Fehlende Kontrolle Russland will offiziell aus der Europäischen Antifolterkonvention austreten

Der Kreml will verhindern, dass Kontrolleure Foltervorwürfen in seinen Gefängnissen nachgehen können – mit einer Aufkündigung der Antifolterkonvention. Ein entsprechendes Gesetz hat Putin jetzt vorgelegt.

Gefängniseinrichtung nahe Belgorod

Foto: Sergei Fadeichev / dpa / TASS / picture alliance

Russland will aus der Europäischen Konvention zur Verhütung von Folter austreten. Ein entsprechendes Gesetz hat Kremlchef Wladimir Putin am Montag dem russischen Parlament vorgelegt, wie die russische Nachrichtenagentur Tass berichtete.

Die Antifolterkonvention wurde 1987 beschlossen, Russland hatte sie 1998 ratifiziert. Mit seiner Aufkündigung hat das Komitee künftig keine Chance mehr, Haftbedigungen in Russland zu überprüfen und Inhaftierte besuchen zu können. Bisher konnte das Gremium auf russischem Territorium agieren und dort möglichen Foltervorwürfen nachgehen.

Die Antifolterkonvention ist Teil des Europarates, dessen Mitglied Russland bis zum Beginn des Krieges gegen die Ukraine war. Mit Kriegseintritt wurde Russland aus dem Europarat ausgeschlossen. Nach und nach kündigte Moskau zudem mehrere internationale Bündnisse auf, darunter auch die Europäische Menschenrechtskonvention.

Jüngste Foltervorwürfe

Oppositionelle werfen dem Kreml immer wieder vor, Gefangene in den Straflagern zu foltern. Auch in der Ukraine sollen russische Soldaten Foltermethoden anwenden. Ein jüngster Uno-Bericht wirft Russland vor, wiederholt sexualisierte Gewalt als Foltermethode gegen ukrainische Zivilisten einzusetzen. »Es wird immer deutlicher, dass die bewusste und systematische Folterpolitik der Russischen Föderation in der Ukraine auch sexualisierte Folter« umfasse, erklärte die Uno-Sonderberichterstatterin für Folter, Alice Jill Edwards. Basierend auf zehn dokumentierten Fällen von unter russischer Besatzung gefolterten Zivilisten hatten vom Uno-Menschenrechtsrat beauftragte Experten ein Dossier an Moskau übermittelt.
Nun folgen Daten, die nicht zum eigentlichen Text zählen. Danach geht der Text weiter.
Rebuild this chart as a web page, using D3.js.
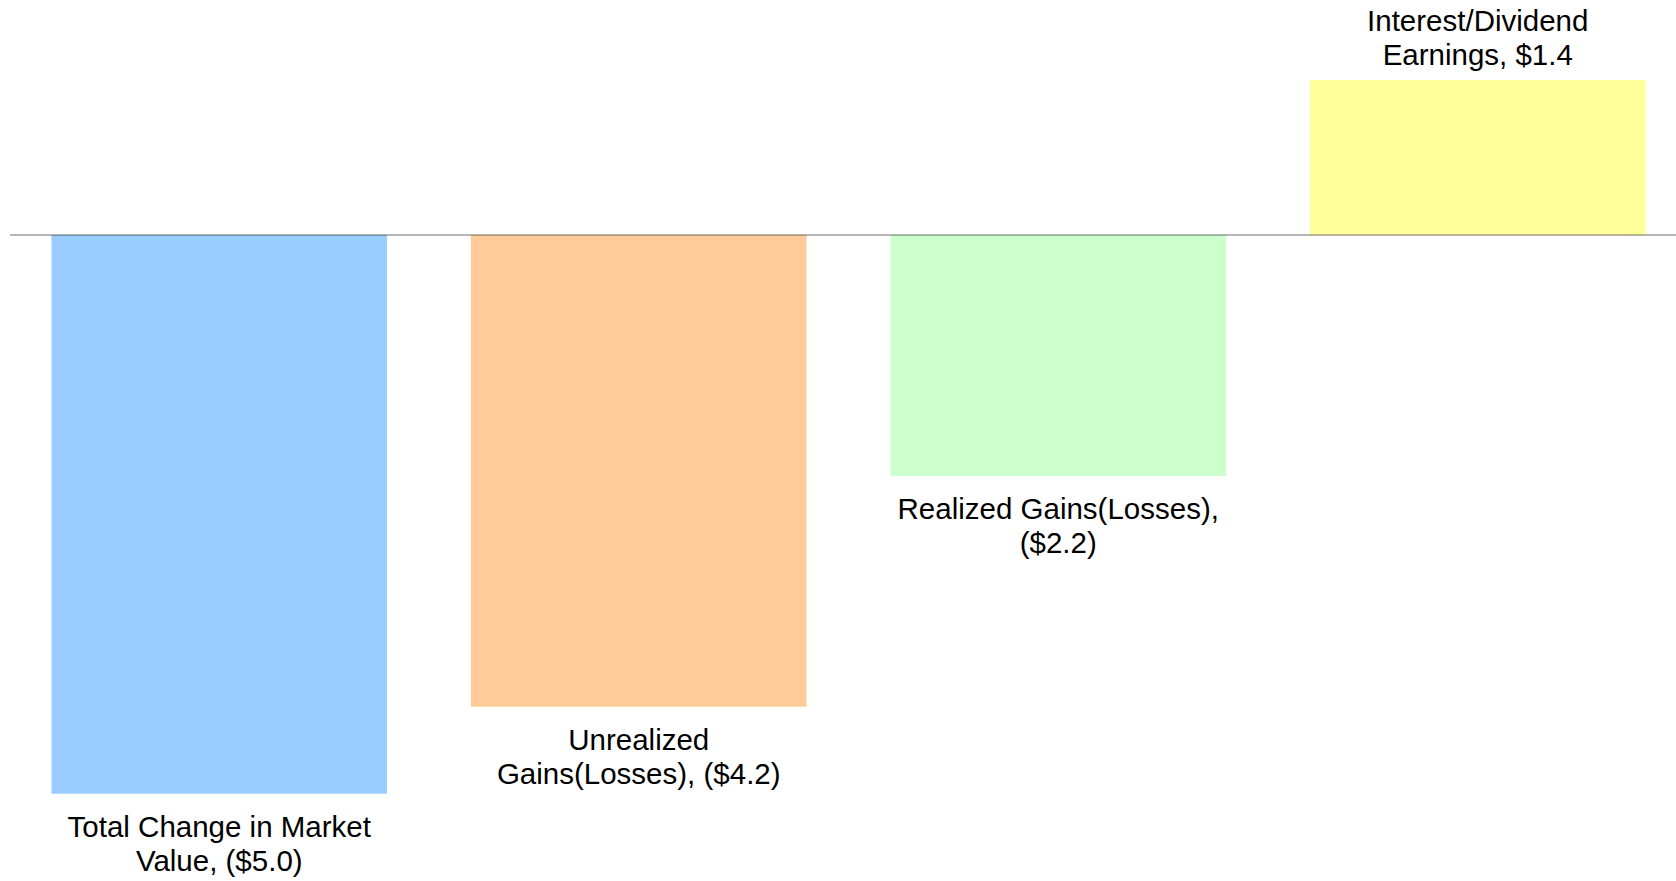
<!DOCTYPE html>
<html>
<head>
<meta charset="utf-8">
<script src="https://cdn.jsdelivr.net/npm/d3@7"></script>
<style>
  body { margin: 0; background: #fff; }
  svg { display: block; }
  text { font-family: Arial, "Liberation Sans", sans-serif; fill: #000; }
</style>
</head>
<body>
<svg id="chart"></svg>
<script>
// categories and values (in $ millions)
const categories = [
    "Total Change in Market Value",
    "Unrealized Gains(Losses)",
    "Realized Gains(Losses)",
    "Interest/Dividend Earnings"
];
const values = [-5.01, -4.23, -2.16, 1.39];
const colors = ["#99ccff", "#ffcc99", "#ccffcc", "#ffff99"];

const W = 1676, H = 881;

const svg = d3.select('#chart')
    .attr('width', W)
    .attr('height', H);

// plot area runs a little past the right edge, like the original
const xscale = d3.scaleBand()
    .domain(categories)
    .range([9.5, 1687.5])
    .paddingInner(0.2)
    .paddingOuter(0.1);

const yscale = d3.scaleLinear()
    .domain(d3.extent(values))
    .range([793.7, 80]);

const fmt = (v) => v < 0 ? `($${d3.format('.1f')(-v)})` : `$${d3.format('.1f')(v)}`;

// bars
svg.append('g').selectAll('rect')
    .data(values)
    .enter().append('rect')
    .attr('x', (d, i) => xscale(categories[i]))
    .attr('width', xscale.bandwidth())
    .attr('y', (d) => yscale(Math.max(0, d)))
    .attr('height', (d) => Math.abs(yscale(d) - yscale(0)))
    .style('fill', (d, i) => colors[i]);

// zero line
svg.append('line')
    .attr('x1', 10)
    .attr('x2', W)
    .attr('y1', yscale(0))
    .attr('y2', yscale(0))
    .style('stroke', '#000')
    .style('stroke-opacity', 0.29)
    .style('stroke-width', 2);

// data labels, wrapped to a max width
const fontSize = 29.5;
const lineH = 34.3;
const maxW = 330;

const labels = svg.append('g').selectAll('text')
    .data(values)
    .enter().append('text')
    .attr('text-anchor', 'middle')
    .style('font-size', fontSize + 'px');

labels.each(function (d, i) {
    const t = d3.select(this);
    const words = `${categories[i]}, ${fmt(d)}`.split(' ');
    const cx = xscale(categories[i]) + xscale.bandwidth() / 2;
    const lines = [];
    let cur = [];
    const probe = t.append('tspan');
    words.forEach((w) => {
        const test = cur.concat([w]).join(' ');
        probe.text(test);
        if (probe.node().getComputedTextLength() > maxW && cur.length) {
            lines.push(cur.join(' '));
            cur = [w];
        } else {
            cur.push(w);
        }
    });
    lines.push(cur.join(' '));
    probe.remove();

    let y0;
    if (d < 0) {
        y0 = yscale(d) + 43;
    } else {
        y0 = yscale(d) - 15 - lineH * (lines.length - 1);
    }
    lines.forEach((ln, k) => {
        t.append('tspan')
            .attr('x', cx)
            .attr('y', y0 + k * lineH)
            .text(ln);
    });
});
</script>
</body>
</html>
Laut dem Bericht seien den vier Frauen und sechs Männern von russischen Soldaten »wiederholte Elektroschocks, auch an den Genitalien«, zugefügt worden. Sie seien geschlagen, getreten und mit vorgetäuschtem Ertränken und angedrohten Hinrichtungen gefoltert worden. Die geschilderten Vorwürfe zeigten laut Edwards »nur einen kleinen Ausschnitt eines umfassenden, gut dokumentierten Musters«. Es handele sich um »hochgradig sexualisierte Übergriffe«, darunter Vergewaltigungen und Vergewaltigungsandrohungen.

Tausende ukrainische Zivilisten werden in russischen Gefängnissen oder in besetzten ukrainischen Gebieten festgehalten. Laut Nichtregierungsorganisationen und Medienberichten werden viele der Gefangenen gefoltert.